Assuming old style arguments, for now will be wrapped in a helper function.
In a future version this will become an error.
[1] "Add old 2"
Warning in test_add_extension("c", test_reader_old_style_2) :
  A reader with non-standard arguments detected.
Assuming old style arguments, for now will be wrapped in a helper function.

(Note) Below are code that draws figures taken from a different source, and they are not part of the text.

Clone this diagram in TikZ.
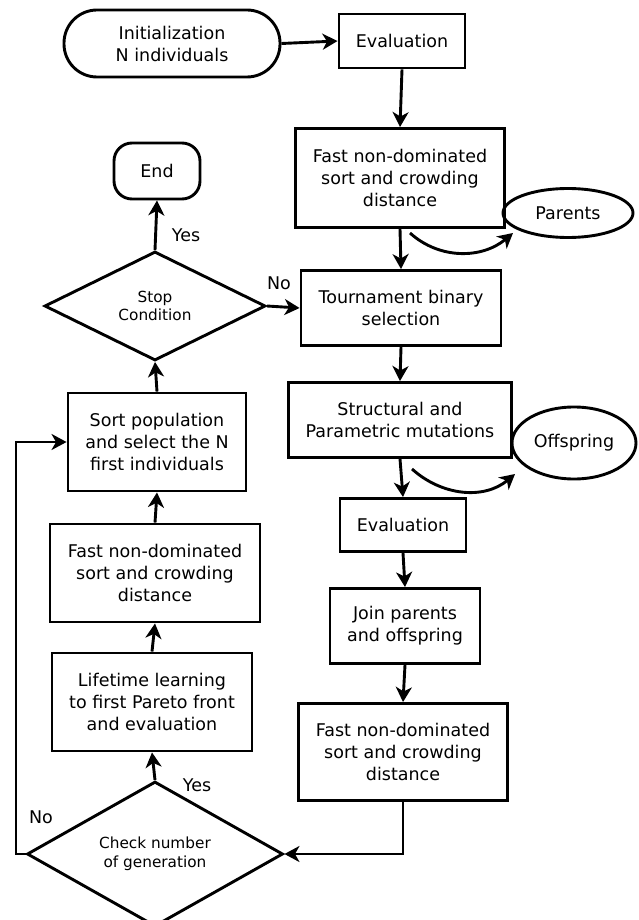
\documentclass[tikz,border=0pt]{standalone}
\usepackage{fontspec}
\setmainfont{DejaVu Sans}
\usetikzlibrary{shapes.geometric,arrows.meta}
\newcommand\mainfs{\fontsize{17.5}{22}\selectfont}
\newcommand\smallfs{\fontsize{15.3}{18.5}\selectfont}
\begin{document}
\begin{tikzpicture}[x=1pt,y=-1pt,
  box/.style={draw, line width=2.9pt, align=center, inner sep=0pt, font=\mainfs, rectangle},
  term/.style={box, rounded corners=#1},
  oval/.style={draw, line width=2.9pt, ellipse, inner sep=0pt, font=\mainfs},
  dec/.style={draw, line width=2.9pt, diamond, inner sep=0pt, align=center, font=\smallfs},
  conn/.style={line width=2.9pt, -{Stealth[length=15pt,width=16pt,inset=4.5pt]}},
  lbl/.style={font=\mainfs, inner sep=0pt}
]
\useasboundingbox (0,0) rectangle (639,920);
% nodes
\node[term=33pt, minimum width=216pt, minimum height=67pt] (init) at (172,43.5) {Initialization\\N individuals};
\node[box, minimum width=126pt, minimum height=54pt] (eval1) at (402,41) {Evaluation};
\node[box, minimum width=209pt, minimum height=99pt] (fast1) at (400,178) {Fast non-dominated\\sort and crowding\\distance};
\node[oval, minimum width=130pt, minimum height=49pt] (parents) at (568,213) {Parents};
\node[box, minimum width=200pt, minimum height=75pt] (tour) at (401,308) {Tournament binary\\selection};
\node[box, minimum width=223pt, minimum height=75pt] (struct) at (400,420) {Structural and\\Parametric mutations};
\node[oval, minimum width=124pt, minimum height=72pt] (offs) at (574,443) {Offspring};
\node[box, minimum width=126pt, minimum height=53pt] (eval2) at (403,525) {Evaluation};
\node[box, minimum width=150pt, minimum height=75pt] (join) at (405,626) {Join parents\\and offspring};
\node[box, minimum width=209pt, minimum height=97pt] (fast3) at (403,752) {Fast non-dominated\\sort and crowding\\distance};
\node[dec, minimum width=256pt, minimum height=128pt] (check) at (155,854) {Check number\\of generation};
\node[box, minimum width=200pt, minimum height=98pt] (life) at (152,702) {Lifetime learning\\to first Pareto front\\and evaluation};
\node[box, minimum width=210pt, minimum height=98pt] (fast2) at (155,573) {Fast non-dominated\\sort and crowding\\distance};
\node[box, minimum width=178pt, minimum height=98pt] (sort) at (157,442) {Sort population\\and select the N\\first individuals};
\node[dec, minimum width=221pt, minimum height=109pt] (stop) at (155,306) {Stop\\Condition};
\node[term=18pt, minimum width=86pt, minimum height=56pt] (end) at (157,171) {End};
% labels
\node[lbl] (yes1) at (186,235) {Yes};
\node[lbl] (no1) at (279,283) {No};
\node[lbl] (yes2) at (197,785) {Yes};
\node[lbl] (no2) at (41,817) {No};
% coordinates for curved arrows and loop
\coordinate (pa) at (410,233);
\coordinate (pb) at (513,233);
\coordinate (oa) at (412,469);
\coordinate (ob) at (515,474);
\coordinate (loop) at (16,854);
% connectors
\draw[conn] (init.east) -- (eval1.west);
\draw[conn] (eval1.south) -- (fast1.north);
\draw[conn] (fast1.south) -- (tour.north);
\draw[conn] (stop.east) -- (tour.west);
\draw[conn] (stop.north) -- (end.south);
\draw[conn] (tour.south) -- (struct.north);
\draw[conn] (struct.south) -- (eval2.north);
\draw[conn] (eval2.south) -- (join.north);
\draw[conn] (join.south) -- (fast3.north);
\draw[conn] (fast3.south) |- (check.east);
\draw[conn] (check.north) -- (life.south);
\draw[conn] (life.north) -- (fast2.south);
\draw[conn] (fast2.north) -- (sort.south);
\draw[conn] (sort.north) -- (stop.south);
\draw[conn] (check.west) -- (loop) |- (sort.west);
\draw[conn] (pa) to[out=-42,in=-140] (pb);
\draw[conn] (oa) to[out=-42,in=-140] (ob);
\end{tikzpicture}
\end{document}
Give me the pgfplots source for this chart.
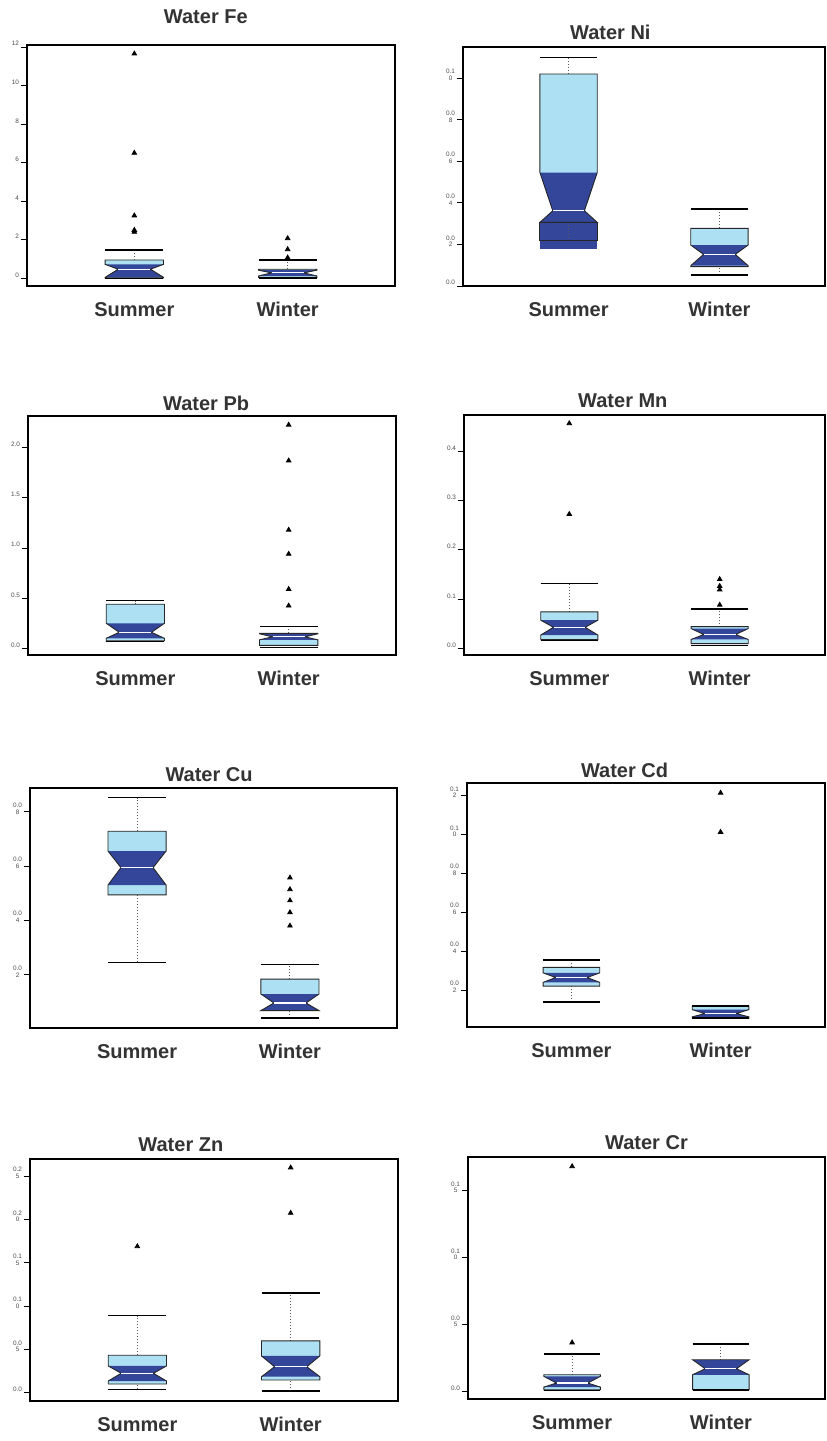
\documentclass[border=0pt]{standalone}
\usepackage{fontspec}
\setmainfont{Liberation Sans}
\usepackage{pgfplots}
\pgfplotsset{compat=1.18}

\definecolor{boxlight}{HTML}{AEE0F3}
\definecolor{boxdark}{HTML}{33469A}
\definecolor{inkgray}{HTML}{333333}

% Notched box: #1 x, #2 lower whisker, #3 Q1, #4 notch low, #5 median,
% #6 notch high, #7 Q3, #8 upper whisker
\newcommand{\nbox}[8]{%
  \pgfmathsetmacro\nbXl{#1-0.19}\pgfmathsetmacro\nbXr{#1+0.19}%
  \pgfmathsetmacro\nbNl{#1-0.105}\pgfmathsetmacro\nbNr{#1+0.105}%
  \addplot[densely dotted, gray!70!black, line width=0.5pt] coordinates {(#1,#7) (#1,#8)};
  \addplot[densely dotted, gray!70!black, line width=0.5pt] coordinates {(#1,#2) (#1,#3)};
  \addplot[fill=boxlight, draw=none] coordinates {(\nbXl,#3) (\nbXr,#3) (\nbXr,#4) (\nbNr,#5) (\nbXr,#6) (\nbXr,#7) (\nbXl,#7) (\nbXl,#6) (\nbNl,#5) (\nbXl,#4)} -- cycle;
  \addplot[fill=boxdark, draw=none] coordinates {(\nbXl,#6) (\nbXr,#6) (\nbNr,#5) (\nbXr,#4) (\nbXl,#4) (\nbNl,#5)} -- cycle;
  \addplot[draw=black!85, line width=0.45pt] coordinates {(\nbXl,#3) (\nbXr,#3) (\nbXr,#4) (\nbNr,#5) (\nbXr,#6) (\nbXr,#7) (\nbXl,#7) (\nbXl,#6) (\nbNl,#5) (\nbXl,#4)} -- cycle;
  \addplot[white, line width=0.6pt] coordinates {(\nbNl,#5) (\nbNr,#5)};
  \addplot[black, line width=0.7pt] coordinates {(\nbXl,#8) (\nbXr,#8)};
  \addplot[black, line width=0.7pt] coordinates {(\nbXl,#2) (\nbXr,#2)};
}

\pgfplotsset{
  panel/.style={
    scale only axis, anchor=north west,
    xmin=0.3, xmax=2.7,
    xtick={1,2}, xticklabels={Summer,Winter},
    x tick style={draw=none},
    xticklabel style={font=\fontsize{10}{12}\selectfont\bfseries, text=inkgray, yshift=-4.5pt},
    scaled y ticks=false,
    ytick pos=left, ytick align=outside,
    y tick style={black, line width=0.4pt},
    major tick length=3pt,
    yticklabel style={font=\fontsize{3.2}{3.4}\selectfont, align=center, text=gray!60!black, yshift=1.6pt, inner sep=0.8pt},
    axis line style={line width=0.7pt},
    title style={font=\fontsize{10}{12}\selectfont\bfseries, text=inkgray, anchor=south, inner sep=0pt},
  },
  outl/.style={only marks, mark=triangle*, mark size=1.3pt, black},
}

\begin{document}
\begin{tikzpicture}
\useasboundingbox (0,0) rectangle (413pt,720.5pt);

% ---------- Fe ----------
\begin{axis}[panel, at={(13.5pt,698pt)}, width=184pt, height=120.5pt,
  ymin=-0.4, ymax=12.1, ytick={0,2,4,6,8,10,12}, yticklabels={0,2,4,6,8,10,12},
  title={Water Fe}, title style={at={(0.486,1)}, yshift=4.5pt}]
\nbox{1}{0.0}{0.02}{0.05}{0.47}{0.72}{0.95}{1.47}
\nbox{2}{0.02}{0.05}{0.12}{0.28}{0.42}{0.47}{0.95}
\addplot[outl] coordinates {(1,11.65) (1,6.5) (1,3.25) (1,2.5) (1,2.4)};
\addplot[outl] coordinates {(2,2.07) (2,1.5) (2,1.07)};
\end{axis}

% ---------- Ni ----------
\begin{axis}[panel, at={(231.5pt,697pt)}, width=181pt, height=119.5pt,
  ymin=0, ymax=0.115, ytick={0,0.02,0.04,0.06,0.08,0.10},
  yticklabels={0.0,{0.0\\2},{0.0\\4},{0.0\\6},{0.0\\8},{0.1\\0}},
  title={Water Ni}, title style={at={(0.407,1)}, yshift=-2.5pt}]
% lower notch reaches below the first quartile
\addplot[fill=boxdark, draw=none] coordinates {(0.81,0.018) (1.19,0.018) (1.19,0.0306) (0.81,0.0306)} -- cycle;
\nbox{1}{0.0218}{0.0306}{0.0306}{0.0362}{0.0546}{0.102}{0.110}
\addplot[draw=black!85, line width=0.45pt] coordinates {(0.81,0.0306) (0.81,0.0218) (1.19,0.0218) (1.19,0.0306)};
\nbox{2}{0.0053}{0.0093}{0.0098}{0.0152}{0.0197}{0.0277}{0.037}
\end{axis}

% ---------- Pb ----------
\begin{axis}[panel, at={(14pt,512.5pt)}, width=184pt, height=119.5pt,
  ymin=-0.066, ymax=2.315, ytick={0,0.5,1,1.5,2},
  yticklabels={0.0,0.5,1.0,1.5,2.0},
  title={Water Pb}, title style={at={(0.484,1)}, yshift=-3.5pt}]
\nbox{1}{0.07}{0.076}{0.10}{0.16}{0.25}{0.44}{0.475}
\nbox{2}{0.008}{0.03}{0.085}{0.115}{0.145}{0.15}{0.22}
\addplot[outl] coordinates {(2,2.226) (2,1.87) (2,1.18) (2,0.94) (2,0.59) (2,0.425)};
\end{axis}

% ---------- Mn ----------
\begin{axis}[panel, at={(232pt,513pt)}, width=180.5pt, height=120pt,
  ymin=-0.0135, ymax=0.473, ytick={0,0.1,0.2,0.3,0.4},
  yticklabels={0.0,0.1,0.2,0.3,0.4},
  title={Water Mn}, title style={at={(0.44,1)}, yshift=-2.5pt}]
\nbox{1}{0.016}{0.0175}{0.027}{0.0426}{0.057}{0.074}{0.132}
\nbox{2}{0.0054}{0.0095}{0.018}{0.028}{0.040}{0.044}{0.080}
\addplot[outl] coordinates {(1,0.456) (1,0.272)};
\addplot[outl] coordinates {(2,0.14) (2,0.126) (2,0.119) (2,0.088)};
\end{axis}

% ---------- Cu ----------
\begin{axis}[panel, at={(15pt,326.5pt)}, width=183.5pt, height=120pt,
  ymin=0.0004, ymax=0.0887, ytick={0.02,0.04,0.06,0.08},
  yticklabels={{0.0\\2},{0.0\\4},{0.0\\6},{0.0\\8}},
  title={Water Cu}, title style={at={(0.488,1)}, yshift=-3pt}]
\nbox{1}{0.0246}{0.0494}{0.053}{0.0594}{0.0655}{0.0728}{0.0852}
\nbox{2}{0.0041}{0.0068}{0.0068}{0.0096}{0.0129}{0.0184}{0.0237}
\addplot[outl] coordinates {(2,0.0557) (2,0.0514) (2,0.0473) (2,0.0429) (2,0.038)};
\end{axis}

% ---------- Cd ----------
\begin{axis}[panel, at={(233.5pt,329pt)}, width=179pt, height=122pt,
  ymin=0.0011, ymax=0.1264, ytick={0.02,0.04,0.06,0.08,0.10,0.12},
  yticklabels={{0.0\\2},{0.0\\4},{0.0\\6},{0.0\\8},{0.1\\0},{0.1\\2}},
  title={Water Cd}, title style={at={(0.44,1)}, yshift=-3.5pt}]
\nbox{1}{0.014}{0.0221}{0.024}{0.0265}{0.0289}{0.0317}{0.0355}
\nbox{2}{0.0057}{0.0057}{0.0063}{0.008}{0.0100}{0.0118}{0.0118}
\addplot[outl] coordinates {(2,0.1213) (2,0.1012)};
\end{axis}

% ---------- Zn ----------
\begin{axis}[panel, at={(15pt,141pt)}, width=184pt, height=121pt,
  ymin=-0.0096, ymax=0.27, ytick={0,0.05,0.10,0.15,0.20,0.25},
  yticklabels={0.0,{0.0\\5},{0.1\\0},{0.1\\5},{0.2\\0},{0.2\\5}},
  title={Water Zn}, title style={at={(0.41,1)}, yshift=-2.5pt}]
\nbox{1}{0.0039}{0.010}{0.0135}{0.0224}{0.0309}{0.0432}{0.0891}
\nbox{2}{0.0019}{0.0147}{0.0185}{0.030}{0.0424}{0.0598}{0.115}
\addplot[outl] coordinates {(1,0.169)};
\addplot[outl] coordinates {(2,0.260) (2,0.2076)};
\end{axis}

% ---------- Cr ----------
\begin{axis}[panel, at={(234pt,142pt)}, width=178.5pt, height=121pt,
  ymin=-0.0057, ymax=0.175, ytick={0,0.05,0.10,0.15},
  yticklabels={0.0,{0.0\\5},{0.1\\0},{0.1\\5}},
  title={Water Cr}, title style={at={(0.5,1)}, yshift=-2.5pt}]
\nbox{1}{0.0007}{0.0012}{0.0032}{0.0062}{0.0112}{0.0124}{0.028}
\nbox{2}{0.001}{0.0012}{0.0124}{0.0169}{0.0236}{0.0236}{0.0355}
\addplot[outl] coordinates {(1,0.168) (1,0.0364)};
\end{axis}
\end{tikzpicture}
\end{document}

In a future version this will become an error.
[1] "New:"
List of 3
 $ file.name    : chr "data/test.txt"
 $ variable.name: chr "test_var"
 $ ...          :List of 1
  ..$ encoding: chr "utf-8"
[1] "Old:"
List of 3
 $ data.file    : chr "test.txt"
 $ file.name    : chr "data/test.txt"
 $ variable.name: chr "test_var"
[1] "Old2:"
List of 3
 $ data.file.2    : chr "test.txt"
 $ file.name.2    : chr "data/test.txt"
 $ variable.name.2: chr "test_var"

Ok, so after adding some explanation, the proof of concept grew a little bigger. The main point of adding two old functions is to show that references to the functions are correctly stored in the closures.

Cool! And the idea is that we flag it as deprecated for now. We should also suggest that the user contact the reader maintainer to fix the interface.